If you are the “make it up as you go” or “learn on the job” type of prepper, you can expect to not do as well as someone who is already seasoned, meaning you may need more land to allow yourself room to make mistakes and adapt when things don’t work out.

Smaller homesteads, including the currently popular micro homesteads, are not very forgiving. If your garden takes a hit or falls victim to some kind of disaster or blight, that might completely cripple your food supply.

Size of Family/Group

A larger family or group working and depending on a homestead will require proportionally more resources to feed and keep alive.

If you have a large family or several dependents beyond your own family, you’ll need to ensure that your homestead has the production capacity to keep everyone’s bellies full and that means you will need more room for growing and pasturing animals.

Number of Capable Laborers

Homesteads are a lot of work no matter how big or small they are, and more land means even more work. You will need able hands and bodies no matter how much labor-saving technology you employ.

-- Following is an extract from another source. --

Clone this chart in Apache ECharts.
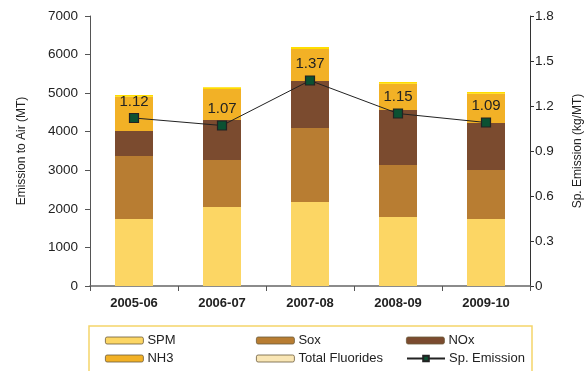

If your family or group consists predominantly of the very young or the very old, you probably will not have the capability to work a large tract of land effectively. There is simply too much to be done, and that is only in the planting and harvesting.

This doesn’t even take into account all the many tasks and repairs needed to keep the homestead in good repair or to preserve the fruits of your labors.


Depending on the approach the homesteading, a family of four should expect to need anywhere from two to five acres if everything goes according to plan.

A larger family should expect to use 10 acres, or even considerably more depending on how much cropping or livestock they intend to raise.

This is all extremely variable, and how much land do you need can only be determined after a careful analysis of all factors involved with running a homestead.